In many communities, local regulations are butting up against state law, creating tensions and even full-blown legal battles between state capitals and city halls.

Fort Stockton, Texas, is one example. In the city, it is illegal for businesses to use plastic bags. It was a local solution to a local problem, and a decision Republican Councilman Darren Hodges said city officials had the “God-given right” to make, according to The New York Times.

However, the authority of Fort Stockton is being questioned by the state. The Republican Governor, Greg Abbott, says the anti-plastic bag ordinance isn’t business-friendly, and undermines the “Texas model,” The New York Times reports. Abbott says several cities are threatening Texas’ reputation with a patchwork of ill-conceived regulations.

“The truth is, Texas is being California-ized, and you may not even be noticing it,” Abbott said in a speech at the Texas Public Policy Foundation, an influential conservative think tank, before taking office last month. “Large cities that represent about 75 percent of the population in this state are doing this to us. Unchecked overregulation by cities will turn the Texas miracle into the California nightmare.”

So who gets to make the call? Writing in The Huffington Post, David Morris, director of The Public Good Initiative, says the bag battle in Texas is representative of a national model. “A clear pattern has emerged,” he writes. “Cities legislatively address a local problem. Big business complains. State legislatures clap down, and, as Republicans become more conservative and gain control of more state governments, the pace and intensity of those clamp downs have increased.”

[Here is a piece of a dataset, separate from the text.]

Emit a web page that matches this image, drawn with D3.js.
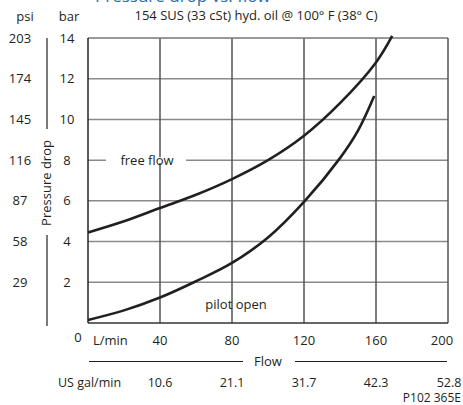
<!DOCTYPE html>
<html>
<head>
<meta charset="utf-8">
<script src="https://cdn.jsdelivr.net/npm/d3@7"></script>
<style>
body { margin: 0; background: #fff; }
text { font-family: "Open Sans", "Noto Sans", sans-serif; fill: #231f20; }
</style>
</head>
<body>
<div id="chart"></div>
<script>
var freeFlowQ = [0, 20, 40, 60, 80, 100, 120, 140, 160, 169];
var freeFlowBar = [4.45, 5.0, 5.65, 6.3, 7.07, 8.0, 9.2, 10.8, 12.8, 14.1];
var pilotQ = [0, 20, 40, 60, 80, 100, 120, 140, 150, 159];
var pilotBar = [0.15, 0.62, 1.25, 2.05, 2.95, 4.2, 5.95, 8.1, 9.45, 11.15];

var barTicks = [2, 4, 6, 8, 10, 12, 14];
var psiLabels = ["29", "58", "87", "116", "145", "174", "203"];
var lpmTicks = [40, 80, 120, 160, 200];
var gpmLabels = ["10.6", "21.1", "31.7", "42.3", "52.8"];

var width = 463, height = 405;
var svg = d3.select("#chart").append("svg")
    .attr("width", width)
    .attr("height", height);

var x = d3.scaleLinear().domain([0, 200]).range([88, 448]);
var y = d3.scaleLinear().domain([0, 14]).range([323, 38]);

// heading, mostly above the top edge as in the reference
svg.append("text")
    .attr("x", 95).attr("y", 2)
    .style("font-size", "17px")
    .style("fill", "#2a6db5")
    .text("Pressure drop vs. flow");

svg.append("text").attr("x", 25).attr("y", 21).attr("text-anchor", "middle")
    .style("font-size", "13px").text("psi");
svg.append("text").attr("x", 69).attr("y", 21).attr("text-anchor", "middle")
    .style("font-size", "13px").text("bar");
svg.append("text").attr("x", 256).attr("y", 20).attr("text-anchor", "middle")
    .style("font-size", "13px").text("154 SUS (33 cSt) hyd. oil @ 100° F (38° C)");

// grid
svg.selectAll(".hgrid").data(barTicks.slice(0, -1)).enter().append("line")
    .attr("x1", x(0)).attr("x2", x(200))
    .attr("y1", function (d) { return y(d); })
    .attr("y2", function (d) { return y(d); })
    .attr("stroke", "#8a8a8a").attr("stroke-width", 1.5);
svg.selectAll(".vgrid").data(lpmTicks.slice(0, -1)).enter().append("line")
    .attr("y1", y(0)).attr("y2", y(14))
    .attr("x1", function (d) { return x(d); })
    .attr("x2", function (d) { return x(d); })
    .attr("stroke", "#555").attr("stroke-width", 1.5);

// frame
svg.append("line").attr("x1", x(0)).attr("x2", x(200)).attr("y1", y(14)).attr("y2", y(14))
    .attr("stroke", "#777").attr("stroke-width", 1.5);
svg.append("line").attr("x1", x(200)).attr("x2", x(200)).attr("y1", y(14)).attr("y2", y(0))
    .attr("stroke", "#555").attr("stroke-width", 1.5);
svg.append("line").attr("x1", x(0)).attr("x2", x(200)).attr("y1", y(0)).attr("y2", y(0))
    .attr("stroke", "#333").attr("stroke-width", 1.5);
svg.append("line").attr("x1", x(0)).attr("x2", x(0)).attr("y1", y(14)).attr("y2", y(0))
    .attr("stroke", "#222").attr("stroke-width", 1.5);

// curve labels with white knockout
svg.append("rect").attr("x", 106).attr("y", y(8) - 3).attr("width", 80).attr("height", 6)
    .attr("fill", "#fff");
svg.append("text").attr("x", 147).attr("y", y(8) + 4.5).attr("text-anchor", "middle")
    .style("font-size", "13px").text("free flow");
svg.append("text").attr("x", 236).attr("y", 309).attr("text-anchor", "middle")
    .style("font-size", "13px").text("pilot open");

var line = d3.line()
    .x(function (d) { return x(d[0]); })
    .y(function (d) { return y(d[1]); })
    .curve(d3.curveCatmullRom.alpha(0.5));

svg.append("path")
    .datum(d3.zip(freeFlowQ, freeFlowBar))
    .attr("d", line)
    .attr("fill", "none").attr("stroke", "#231f20").attr("stroke-width", 2.6);
svg.append("path")
    .datum(d3.zip(pilotQ, pilotBar))
    .attr("d", line)
    .attr("fill", "none").attr("stroke", "#231f20").attr("stroke-width", 2.6);

// y labels
svg.selectAll(".barlab").data(barTicks).enter().append("text")
    .attr("x", 67).attr("y", function (d) { return y(d) + 4.5; })
    .attr("text-anchor", "middle").style("font-size", "13px")
    .text(function (d) { return d; });
svg.selectAll(".psilab").data(barTicks).enter().append("text")
    .attr("x", 20).attr("y", function (d) { return y(d) + 4.5; })
    .attr("text-anchor", "middle").style("font-size", "13px")
    .text(function (d, i) { return psiLabels[i]; });
svg.append("text").attr("x", 78).attr("y", 342).attr("text-anchor", "middle")
    .style("font-size", "13px").text("0");

// y title with rule
svg.append("line").attr("x1", 47).attr("x2", 47).attr("y1", 38).attr("y2", 129)
    .attr("stroke", "#231f20").attr("stroke-width", 1.2);
svg.append("line").attr("x1", 47).attr("x2", 47).attr("y1", 235).attr("y2", 326)
    .attr("stroke", "#231f20").attr("stroke-width", 1.2);
svg.append("text")
    .attr("transform", "translate(51,183) rotate(-90)")
    .attr("text-anchor", "middle").style("font-size", "13px")
    .text("Pressure drop");

// x labels
svg.append("text").attr("x", 93).attr("y", 345).style("font-size", "13px").text("L/min");
svg.selectAll(".lpm").data(lpmTicks).enter().append("text")
    .attr("x", function (d, i) { return x(d) - (i === lpmTicks.length - 1 ? 6 : 0); })
    .attr("y", 345).attr("text-anchor", "middle").style("font-size", "13px")
    .text(function (d) { return d; });

svg.append("line").attr("x1", 89).attr("x2", 243).attr("y1", 361.5).attr("y2", 361.5)
    .attr("stroke", "#231f20").attr("stroke-width", 1.2);
svg.append("line").attr("x1", 295).attr("x2", 447).attr("y1", 361.5).attr("y2", 361.5)
    .attr("stroke", "#231f20").attr("stroke-width", 1.2);
svg.append("text").attr("x", 268).attr("y", 366).attr("text-anchor", "middle")
    .style("font-size", "13px").text("Flow");

svg.append("text").attr("x", 58).attr("y", 387).style("font-size", "12.5px").text("US gal/min");
svg.selectAll(".gpm").data(lpmTicks).enter().append("text")
    .attr("x", function (d, i) { return x(d) + (i === lpmTicks.length - 1 ? 1 : 0); })
    .attr("y", 387).attr("text-anchor", "middle").style("font-size", "12.5px")
    .text(function (d, i) { return gpmLabels[i]; });

svg.append("text").attr("x", 461).attr("y", 402).attr("text-anchor", "end")
    .style("font-size", "12px").text("P102 365E");
</script>
</body>
</html>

Nineteen states currently preempt local minimum wage laws, Morris writes. Half of these laws were enacted in the past five years. Nineteen states restrict or prevent cities from building municipally owned broadband networks (although this could be changing). At least five states have preempted local regulation of e-cigarettes.

Sometimes, courts intercede on behalf of municipalities, but not often. Such was the case in Pennsylvania, when Pittsburgh became one of the first cities to ban fracking within its limits, according to National Public Radio. The Pennsylvania legislature stripped the city of its right to enact such a ban, but the state supreme court reinstated the city’s right.

However, such decisions are rare. Morris says it’s unlikely that judiciaries will prove to be allies when cities attempt to exercise their authority in the face of state opposition. Historically, U.S. courts have given states wide latitude in limiting or even eliminating local authority. In 1907, the U.S. Supreme Court upheld the power of Pennsylvania to consolidate Allegheny, Pa., into Pittsburgh, against the wishes of residents and local authorities.

One of the main arguments for state authority over municipalities, and the one Abbott makes, is the need for uniformity. A hodgepodge of local ordinances burden businesses, and can create stagnant state economies, he says. 

But Morris argues this is a weak justification. “In any event consistency is a poor excuse for undermining a fundamental principle of democracy,” he writes. “Indeed, one of the compelling reasons for allowing local control is the resulting diversity of practice and the innovation and learning experiences that result.”